Direction: Your copy of the material must match it exactly, except that pictures are dropped.
..........
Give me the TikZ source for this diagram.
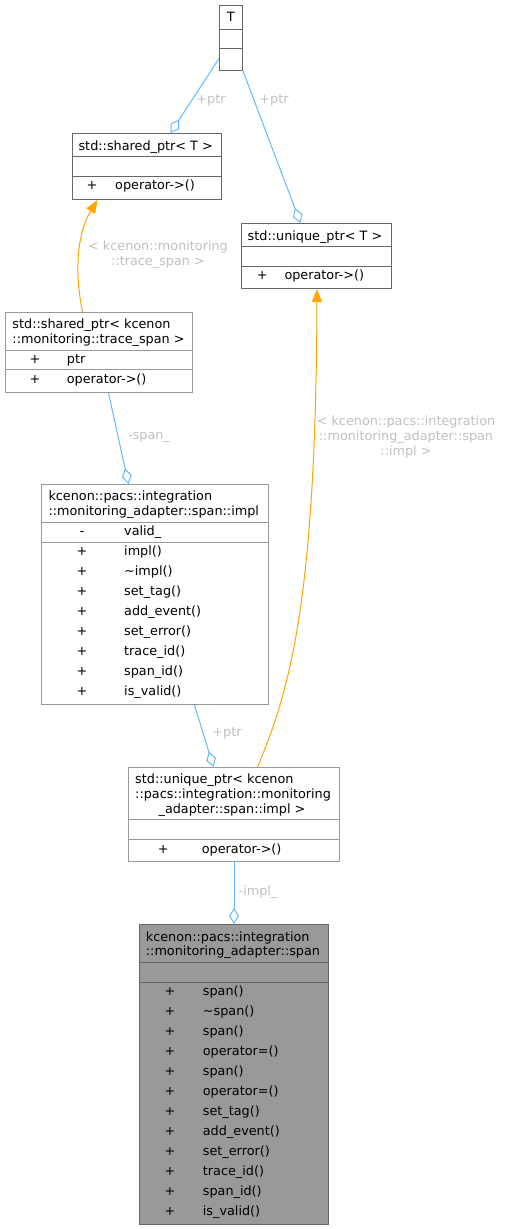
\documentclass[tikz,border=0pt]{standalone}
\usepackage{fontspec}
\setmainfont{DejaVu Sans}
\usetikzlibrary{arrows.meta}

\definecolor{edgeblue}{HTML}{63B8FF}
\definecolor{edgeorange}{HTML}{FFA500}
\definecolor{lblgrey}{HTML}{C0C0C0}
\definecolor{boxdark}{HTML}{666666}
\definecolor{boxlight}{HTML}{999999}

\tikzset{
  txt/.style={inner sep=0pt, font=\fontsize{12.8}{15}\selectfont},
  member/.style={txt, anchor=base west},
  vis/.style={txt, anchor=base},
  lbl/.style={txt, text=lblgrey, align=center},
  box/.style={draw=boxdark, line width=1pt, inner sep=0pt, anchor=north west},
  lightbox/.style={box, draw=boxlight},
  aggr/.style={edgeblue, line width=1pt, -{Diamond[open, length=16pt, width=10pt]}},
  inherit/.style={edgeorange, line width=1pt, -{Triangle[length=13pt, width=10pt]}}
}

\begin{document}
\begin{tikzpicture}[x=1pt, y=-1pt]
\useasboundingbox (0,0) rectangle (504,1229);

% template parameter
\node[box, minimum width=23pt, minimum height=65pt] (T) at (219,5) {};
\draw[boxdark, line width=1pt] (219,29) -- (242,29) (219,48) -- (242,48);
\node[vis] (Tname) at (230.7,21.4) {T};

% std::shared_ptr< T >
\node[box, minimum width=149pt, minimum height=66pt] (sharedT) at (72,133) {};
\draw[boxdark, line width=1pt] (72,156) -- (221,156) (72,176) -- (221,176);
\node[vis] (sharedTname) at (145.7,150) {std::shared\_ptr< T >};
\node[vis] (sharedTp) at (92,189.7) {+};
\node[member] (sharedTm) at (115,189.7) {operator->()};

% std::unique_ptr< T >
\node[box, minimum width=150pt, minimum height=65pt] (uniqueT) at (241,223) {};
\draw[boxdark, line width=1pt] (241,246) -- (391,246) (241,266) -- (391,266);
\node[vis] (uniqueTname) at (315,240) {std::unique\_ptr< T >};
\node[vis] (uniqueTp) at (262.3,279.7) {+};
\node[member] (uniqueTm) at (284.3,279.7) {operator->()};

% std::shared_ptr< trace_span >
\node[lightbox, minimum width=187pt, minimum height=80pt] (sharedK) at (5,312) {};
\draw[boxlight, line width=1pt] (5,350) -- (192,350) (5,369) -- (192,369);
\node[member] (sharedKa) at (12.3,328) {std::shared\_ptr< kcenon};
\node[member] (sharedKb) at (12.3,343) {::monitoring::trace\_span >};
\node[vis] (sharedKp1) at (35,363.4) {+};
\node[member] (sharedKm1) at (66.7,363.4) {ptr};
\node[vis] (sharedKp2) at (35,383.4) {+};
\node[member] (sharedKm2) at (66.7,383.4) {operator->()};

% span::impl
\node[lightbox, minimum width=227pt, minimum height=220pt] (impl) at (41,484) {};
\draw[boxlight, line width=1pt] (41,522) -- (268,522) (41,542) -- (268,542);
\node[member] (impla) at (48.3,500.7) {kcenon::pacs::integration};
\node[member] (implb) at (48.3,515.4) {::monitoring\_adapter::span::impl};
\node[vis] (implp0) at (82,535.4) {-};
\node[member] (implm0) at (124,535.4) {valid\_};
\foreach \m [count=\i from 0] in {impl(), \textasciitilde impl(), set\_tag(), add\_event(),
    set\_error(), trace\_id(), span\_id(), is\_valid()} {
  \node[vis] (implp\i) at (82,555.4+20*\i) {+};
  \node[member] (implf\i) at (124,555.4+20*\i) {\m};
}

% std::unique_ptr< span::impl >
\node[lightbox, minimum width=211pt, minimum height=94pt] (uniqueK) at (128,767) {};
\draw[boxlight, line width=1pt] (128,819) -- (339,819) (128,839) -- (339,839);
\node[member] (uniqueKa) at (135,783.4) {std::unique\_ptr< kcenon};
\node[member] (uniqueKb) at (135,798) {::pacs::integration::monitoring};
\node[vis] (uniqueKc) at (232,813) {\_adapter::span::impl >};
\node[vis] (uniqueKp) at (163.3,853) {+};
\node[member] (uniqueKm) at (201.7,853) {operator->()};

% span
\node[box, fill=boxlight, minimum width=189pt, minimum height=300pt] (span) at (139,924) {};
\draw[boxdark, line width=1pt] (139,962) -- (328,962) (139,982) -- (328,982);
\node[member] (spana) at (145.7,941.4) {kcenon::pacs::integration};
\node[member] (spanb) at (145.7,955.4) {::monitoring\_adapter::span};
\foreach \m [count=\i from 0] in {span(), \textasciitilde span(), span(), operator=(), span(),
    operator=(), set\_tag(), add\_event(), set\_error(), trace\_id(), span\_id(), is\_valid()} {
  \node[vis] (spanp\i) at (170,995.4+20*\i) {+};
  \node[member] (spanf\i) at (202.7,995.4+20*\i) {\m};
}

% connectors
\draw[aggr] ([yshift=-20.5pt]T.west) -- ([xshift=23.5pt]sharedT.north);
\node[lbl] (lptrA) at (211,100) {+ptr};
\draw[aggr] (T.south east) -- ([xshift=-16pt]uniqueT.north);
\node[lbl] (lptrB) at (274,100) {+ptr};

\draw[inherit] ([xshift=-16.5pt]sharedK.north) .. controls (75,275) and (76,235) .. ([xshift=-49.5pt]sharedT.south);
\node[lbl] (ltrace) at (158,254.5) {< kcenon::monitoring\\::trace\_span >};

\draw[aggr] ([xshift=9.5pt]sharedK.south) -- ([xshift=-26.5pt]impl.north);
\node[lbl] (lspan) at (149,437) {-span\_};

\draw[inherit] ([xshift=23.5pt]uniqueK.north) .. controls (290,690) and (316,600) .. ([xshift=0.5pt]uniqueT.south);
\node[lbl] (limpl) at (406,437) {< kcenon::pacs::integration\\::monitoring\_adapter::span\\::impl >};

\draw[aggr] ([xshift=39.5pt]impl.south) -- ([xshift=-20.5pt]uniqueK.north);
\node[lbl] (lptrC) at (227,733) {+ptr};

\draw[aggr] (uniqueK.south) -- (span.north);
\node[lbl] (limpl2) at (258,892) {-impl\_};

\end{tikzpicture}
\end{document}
..........
Written response:
Give me the TikZ source for this diagram.
\documentclass[tikz,border=0pt]{standalone}
\usepackage{fontspec}
\setmainfont{DejaVu Sans}
\usetikzlibrary{arrows.meta}

\definecolor{edgeblue}{HTML}{63B8FF}
\definecolor{edgeorange}{HTML}{FFA500}
\definecolor{lblgrey}{HTML}{C0C0C0}
\definecolor{boxdark}{HTML}{666666}
\definecolor{boxlight}{HTML}{999999}

\tikzset{
  txt/.style={inner sep=0pt, font=\fontsize{12.8}{15}\selectfont},
  member/.style={txt, anchor=base west},
  vis/.style={txt, anchor=base},
  lbl/.style={txt, text=lblgrey, align=center},
  box/.style={draw=boxdark, line width=1pt, inner sep=0pt, anchor=north west},
  lightbox/.style={box, draw=boxlight},
  aggr/.style={edgeblue, line width=1pt, -{Diamond[open, length=16pt, width=10pt]}},
  inherit/.style={edgeorange, line width=1pt, -{Triangle[length=13pt, width=10pt]}}
}

\begin{document}
\begin{tikzpicture}[x=1pt, y=-1pt]
\useasboundingbox (0,0) rectangle (504,1229);

% template parameter
\node[box, minimum width=23pt, minimum height=65pt] (T) at (219,5) {};
\draw[boxdark, line width=1pt] (219,29) -- (242,29) (219,48) -- (242,48);
\node[vis] (Tname) at (230.7,21.4) {T};

% std::shared_ptr< T >
\node[box, minimum width=149pt, minimum height=66pt] (sharedT) at (72,133) {};
\draw[boxdark, line width=1pt] (72,156) -- (221,156) (72,176) -- (221,176);
\node[vis] (sharedTname) at (145.7,150) {std::shared\_ptr< T >};
\node[vis] (sharedTp) at (92,189.7) {+};
\node[member] (sharedTm) at (115,189.7) {operator->()};

% std::unique_ptr< T >
\node[box, minimum width=150pt, minimum height=65pt] (uniqueT) at (241,223) {};
\draw[boxdark, line width=1pt] (241,246) -- (391,246) (241,266) -- (391,266);
\node[vis] (uniqueTname) at (315,240) {std::unique\_ptr< T >};
\node[vis] (uniqueTp) at (262.3,279.7) {+};
\node[member] (uniqueTm) at (284.3,279.7) {operator->()};

% std::shared_ptr< trace_span >
\node[lightbox, minimum width=187pt, minimum height=80pt] (sharedK) at (5,312) {};
\draw[boxlight, line width=1pt] (5,350) -- (192,350) (5,369) -- (192,369);
\node[member] (sharedKa) at (12.3,328) {std::shared\_ptr< kcenon};
\node[member] (sharedKb) at (12.3,343) {::monitoring::trace\_span >};
\node[vis] (sharedKp1) at (35,363.4) {+};
\node[member] (sharedKm1) at (66.7,363.4) {ptr};
\node[vis] (sharedKp2) at (35,383.4) {+};
\node[member] (sharedKm2) at (66.7,383.4) {operator->()};

% span::impl
\node[lightbox, minimum width=227pt, minimum height=220pt] (impl) at (41,484) {};
\draw[boxlight, line width=1pt] (41,522) -- (268,522) (41,542) -- (268,542);
\node[member] (impla) at (48.3,500.7) {kcenon::pacs::integration};
\node[member] (implb) at (48.3,515.4) {::monitoring\_adapter::span::impl};
\node[vis] (implp0) at (82,535.4) {-};
\node[member] (implm0) at (124,535.4) {valid\_};
\foreach \m [count=\i from 0] in {impl(), \textasciitilde impl(), set\_tag(), add\_event(),
    set\_error(), trace\_id(), span\_id(), is\_valid()} {
  \node[vis] (implp\i) at (82,555.4+20*\i) {+};
  \node[member] (implf\i) at (124,555.4+20*\i) {\m};
}

% std::unique_ptr< span::impl >
\node[lightbox, minimum width=211pt, minimum height=94pt] (uniqueK) at (128,767) {};
\draw[boxlight, line width=1pt] (128,819) -- (339,819) (128,839) -- (339,839);
\node[member] (uniqueKa) at (135,783.4) {std::unique\_ptr< kcenon};
\node[member] (uniqueKb) at (135,798) {::pacs::integration::monitoring};
\node[vis] (uniqueKc) at (232,813) {\_adapter::span::impl >};
\node[vis] (uniqueKp) at (163.3,853) {+};
\node[member] (uniqueKm) at (201.7,853) {operator->()};

% span
\node[box, fill=boxlight, minimum width=189pt, minimum height=300pt] (span) at (139,924) {};
\draw[boxdark, line width=1pt] (139,962) -- (328,962) (139,982) -- (328,982);
\node[member] (spana) at (145.7,941.4) {kcenon::pacs::integration};
\node[member] (spanb) at (145.7,955.4) {::monitoring\_adapter::span};
\foreach \m [count=\i from 0] in {span(), \textasciitilde span(), span(), operator=(), span(),
    operator=(), set\_tag(), add\_event(), set\_error(), trace\_id(), span\_id(), is\_valid()} {
  \node[vis] (spanp\i) at (170,995.4+20*\i) {+};
  \node[member] (spanf\i) at (202.7,995.4+20*\i) {\m};
}

% connectors
\draw[aggr] ([yshift=-20.5pt]T.west) -- ([xshift=23.5pt]sharedT.north);
\node[lbl] (lptrA) at (211,100) {+ptr};
\draw[aggr] (T.south east) -- ([xshift=-16pt]uniqueT.north);
\node[lbl] (lptrB) at (274,100) {+ptr};

\draw[inherit] ([xshift=-16.5pt]sharedK.north) .. controls (75,275) and (76,235) .. ([xshift=-49.5pt]sharedT.south);
\node[lbl] (ltrace) at (158,254.5) {< kcenon::monitoring\\::trace\_span >};

\draw[aggr] ([xshift=9.5pt]sharedK.south) -- ([xshift=-26.5pt]impl.north);
\node[lbl] (lspan) at (149,437) {-span\_};

\draw[inherit] ([xshift=23.5pt]uniqueK.north) .. controls (290,690) and (316,600) .. ([xshift=0.5pt]uniqueT.south);
\node[lbl] (limpl) at (406,437) {< kcenon::pacs::integration\\::monitoring\_adapter::span\\::impl >};

\draw[aggr] ([xshift=39.5pt]impl.south) -- ([xshift=-20.5pt]uniqueK.north);
\node[lbl] (lptrC) at (227,733) {+ptr};

\draw[aggr] (uniqueK.south) -- (span.north);
\node[lbl] (limpl2) at (258,892) {-impl\_};

\end{tikzpicture}
\end{document}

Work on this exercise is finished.